Using data on individual U.S. banks for the 2000-2013 period, Jose Berrospide, Ricardo Correa and Friederike Niepmann of the Federal Reserve Board and Linda Goldberg of the New York Fed find that a tightening of foreign financial regulation leads to an increase in U.S. lending by both domestically-owned global banks with significant foreign operations and by the U.S. affiliates of foreign banks. They also find that tougher U.S. capital rules reduce lending by large U.S. global banks to foreign residents.

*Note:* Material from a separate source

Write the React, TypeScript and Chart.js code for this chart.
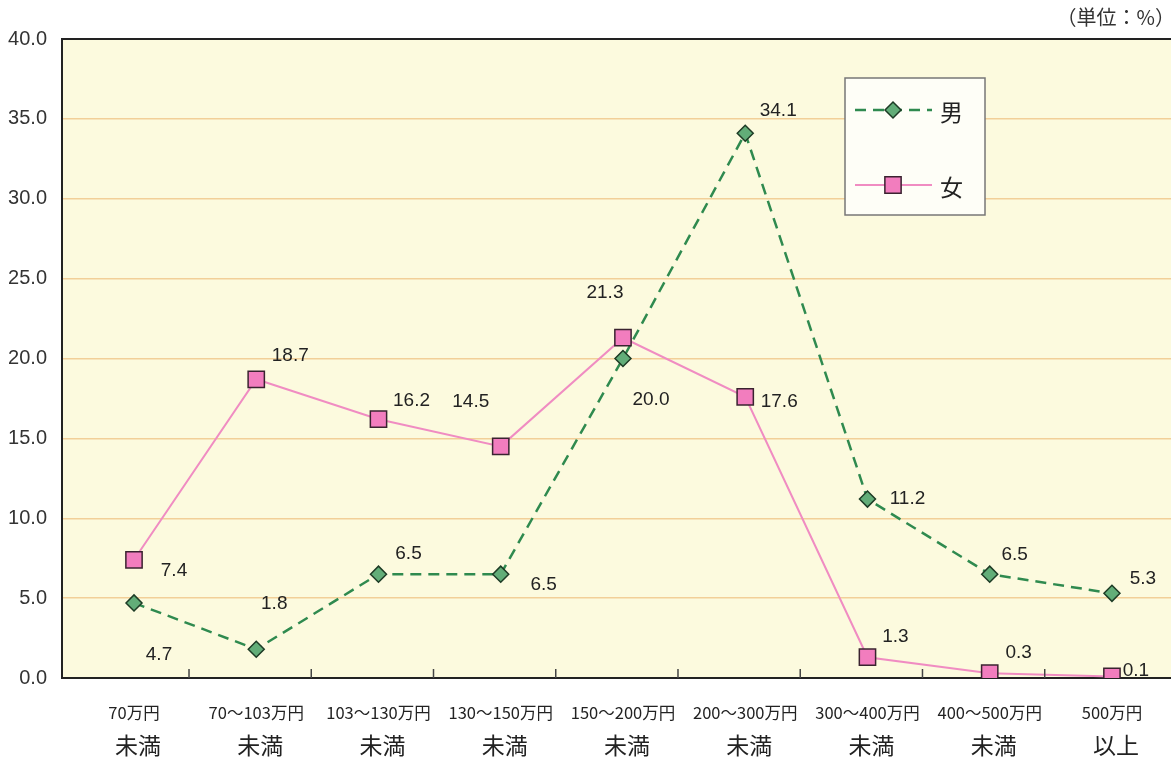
import React, { useEffect, useRef } from "react";
import { Chart, registerables } from "chart.js";

Chart.register(...registerables);

const categoriesTop = ["70万円", "70～103万円", "103～130万円", "130～150万円", "150～200万円", "200～300万円", "300～400万円", "400～500万円", "500万円"];
const categoriesBottom = ["未満", "未満", "未満", "未満", "未満", "未満", "未満", "未満", "以上"];
const maleValues = [4.7, 1.8, 6.5, 6.5, 20.0, 34.1, 11.2, 6.5, 5.3];
const femaleValues = [7.4, 18.7, 16.2, 14.5, 21.3, 17.6, 1.3, 0.3, 0.1];
const yTicks = [0, 5, 10, 15, 20, 25, 30, 35, 40];
const unitLabel = "（単位：%）";
const maleName = "男";
const femaleName = "女";

// label placement hints (pixel offsets from each point)
const maleLabelOffsets = [[25, 52], [18, -45], [30, -20], [43, 11], [28, 41], [33, -22], [40, 0], [25, -19], [31, -15]];
const femaleLabelOffsets = [[40, 11], [34, -24], [33, -18], [-30, -45], [-18, -45], [34, 5], [28, -20], [29, -20], [24, -6]];

const NUM_FONT = "'Liberation Sans', Arial, sans-serif";
const JP_FONT = "'Noto Sans CJK JP', 'Noto Sans', sans-serif";

const decorPlugin = {
  id: "decor",
  beforeDraw(chart: any) {
    const { ctx, chartArea: a } = chart;
    ctx.save();
    ctx.fillStyle = "#ffffff";
    ctx.fillRect(0, 0, chart.width, chart.height);
    ctx.fillStyle = "#fcfade";
    ctx.fillRect(a.left, a.top, a.right - a.left, a.bottom - a.top);
    ctx.restore();
  },
  afterDraw(chart: any) {
    const { ctx, chartArea: a } = chart;
    const xs = chart.scales.x;
    ctx.save();
    ctx.strokeStyle = "#222";
    ctx.lineWidth = 2;
    ctx.beginPath();
    ctx.moveTo(a.left, a.top);
    ctx.lineTo(a.right, a.top);
    ctx.stroke();
    ctx.strokeStyle = "#444";
    ctx.lineWidth = 1.5;
    for (let i = 0; i < categoriesTop.length - 1; i++) {
      const x = xs.getPixelForValue(i + 0.45);
      ctx.beginPath();
      ctx.moveTo(x, a.bottom);
      ctx.lineTo(x, a.bottom - 9);
      ctx.stroke();
    }
    ctx.fillStyle = "#222";
    ctx.textAlign = "center";
    ctx.textBaseline = "middle";
    for (let i = 0; i < categoriesTop.length; i++) {
      const x = xs.getPixelForValue(i);
      ctx.font = `16.5px ${JP_FONT}`;
      ctx.fillText(categoriesTop[i], x, 713);
      ctx.font = `23px ${JP_FONT}`;
      ctx.fillText(categoriesBottom[i], x + 4, 745);
    }
    ctx.font = `20px ${JP_FONT}`;
    ctx.textAlign = "right";
    ctx.fillStyle = "#333";
    ctx.fillText(unitLabel, 1175, 17);

    ctx.font = `19px ${NUM_FONT}`;
    ctx.textAlign = "center";
    ctx.fillStyle = "#222";
    chart.data.datasets.forEach((ds: any, di: number) => {
      const meta = chart.getDatasetMeta(di);
      const offs = ds.labelOffsets;
      meta.data.forEach((el: any, i: number) => {
        const v = ds.data[i].y;
        ctx.fillText(v.toFixed(1), el.x + offs[i][0], el.y + offs[i][1]);
      });
    });

    const bx = 845, by = 78, bw = 140, bh = 137;
    ctx.fillStyle = "#fefef7";
    ctx.fillRect(bx, by, bw, bh);
    ctx.strokeStyle = "#777";
    ctx.lineWidth = 1.5;
    ctx.strokeRect(bx, by, bw, bh);
    const rows = [
      { ds: chart.data.datasets[0], y: 110 },
      { ds: chart.data.datasets[1], y: 185 },
    ];
    rows.forEach(({ ds, y }) => {
      ctx.save();
      ctx.strokeStyle = ds.borderColor;
      ctx.lineWidth = ds.borderWidth;
      ctx.setLineDash(ds.borderDash || []);
      ctx.beginPath();
      ctx.moveTo(855, y);
      ctx.lineTo(932, y);
      ctx.stroke();
      ctx.restore();
      const mx = 893;
      ctx.fillStyle = ds.pointBackgroundColor;
      ctx.strokeStyle = ds.pointBorderColor;
      ctx.lineWidth = ds.pointBorderWidth;
      ctx.beginPath();
      if (ds.pointStyle === "rectRot") {
        const r = ds.pointRadius;
        ctx.moveTo(mx, y - r);
        ctx.lineTo(mx + r, y);
        ctx.lineTo(mx, y + r);
        ctx.lineTo(mx - r, y);
        ctx.closePath();
      } else {
        const s = ds.pointRadius * Math.SQRT1_2;
        ctx.rect(mx - s, y - s, 2 * s, 2 * s);
      }
      ctx.fill();
      ctx.stroke();
      ctx.fillStyle = "#222";
      ctx.font = `23px ${JP_FONT}`;
      ctx.textAlign = "left";
      ctx.textBaseline = "middle";
      ctx.fillText(ds.label, 940, y + 2);
    });
    ctx.restore();
  },
};

const CANVAS_W = 1184;

export default function App() {
  const canvasRef = useRef<HTMLCanvasElement | null>(null);

  useEffect(() => {
    if (!canvasRef.current) return;
    const chart = new Chart(canvasRef.current, {
      type: "line",
      data: {
        datasets: [
          {
            label: maleName,
            data: maleValues.map((v, i) => ({ x: i, y: v })),
            borderColor: "#2f8a4f",
            borderWidth: 2.5,
            borderDash: [11, 7],
            pointStyle: "rectRot",
            pointRadius: 8,
            pointHoverRadius: 8,
            pointBackgroundColor: "#62ad78",
            pointBorderColor: "#1d3b25",
            pointBorderWidth: 1.5,
            tension: 0,
            order: 1,
            labelOffsets: maleLabelOffsets,
          } as any,
          {
            label: femaleName,
            data: femaleValues.map((v, i) => ({ x: i, y: v })),
            borderColor: "#f08cc2",
            borderWidth: 2,
            pointStyle: "rect",
            pointRadius: 11.5,
            pointHoverRadius: 11.5,
            pointBackgroundColor: "#f27dbe",
            pointBorderColor: "#3a2330",
            pointBorderWidth: 1.5,
            tension: 0,
            order: 0,
            labelOffsets: femaleLabelOffsets,
          } as any,
        ],
      },
      options: {
        animation: false,
        responsive: false,
        maintainAspectRatio: false,
        layout: { padding: { top: 39, right: 0, left: 0, bottom: 0 } },
        plugins: {
          legend: { display: false },
          tooltip: { enabled: false },
          title: { display: false },
        },
        scales: {
          x: {
            type: "linear",
            min: -0.589,
            max: 8.483,
            ticks: { display: false },
            grid: { display: false, drawTicks: false },
            border: { display: true, color: "#222", width: 2 },
            afterFit: (s: any) => {
              s.height = 80;
            },
          },
          y: {
            min: 0,
            max: 40,
            afterBuildTicks: (s: any) => {
              s.ticks = yTicks.map((v) => ({ value: v }));
            },
            ticks: {
              padding: 15,
              color: "#333",
              font: { family: NUM_FONT, size: 20 },
              callback: (v: any) => Number(v).toFixed(1),
            },
            grid: {
              color: (c: any) => (c.tick && c.tick.value === 0 ? "rgba(0,0,0,0)" : "#f2cf98"),
              lineWidth: 1.5,
              drawTicks: false,
            },
            border: { display: true, color: "#222", width: 2 },
            afterFit: (s: any) => {
              s.width = 62;
            },
          },
        },
      },
      plugins: [decorPlugin],
    });
    return () => chart.destroy();
  }, []);

  return (
    <div style={{ position: "fixed", left: 0, top: 0, width: 1171, height: 758, overflow: "hidden", background: "#fff" }}>
      <canvas ref={canvasRef} width={CANVAS_W} height={758} style={{ width: CANVAS_W, height: 758, display: "block" }} />
    </div>
  );
}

The authors estimate that these spillovers have had only modest effects on the U.S. economy thus far, but suggest that foreign prudential regulation has the potential for greater influence on loan growth in the future.
Quote of the week: “A policy of ‘selective attention’, whereby monetary policy reacts only when the signs of financial imbalances become all too evident, would fall short of the mark,” says Claudio Borio, head of the monetary and economic department of the Bank for International Settlements
“In prevailing approaches, risks do not grow over time. By that I mean that if no action is taken, then any ‘shocks’ that may occur in normal times will die away. This implies that there is little or no cost to waiting. Importantly, this encourages the view that a financial stability-oriented monetary policy is one that follows a traditional policy most of the time and then deviates from it only once the signs of financial imbalances become evident. But the risk of this strategy is obvious: it could end up doing too little too late or, worse, it could be seen as precipitating the very crisis it is intended to prevent.”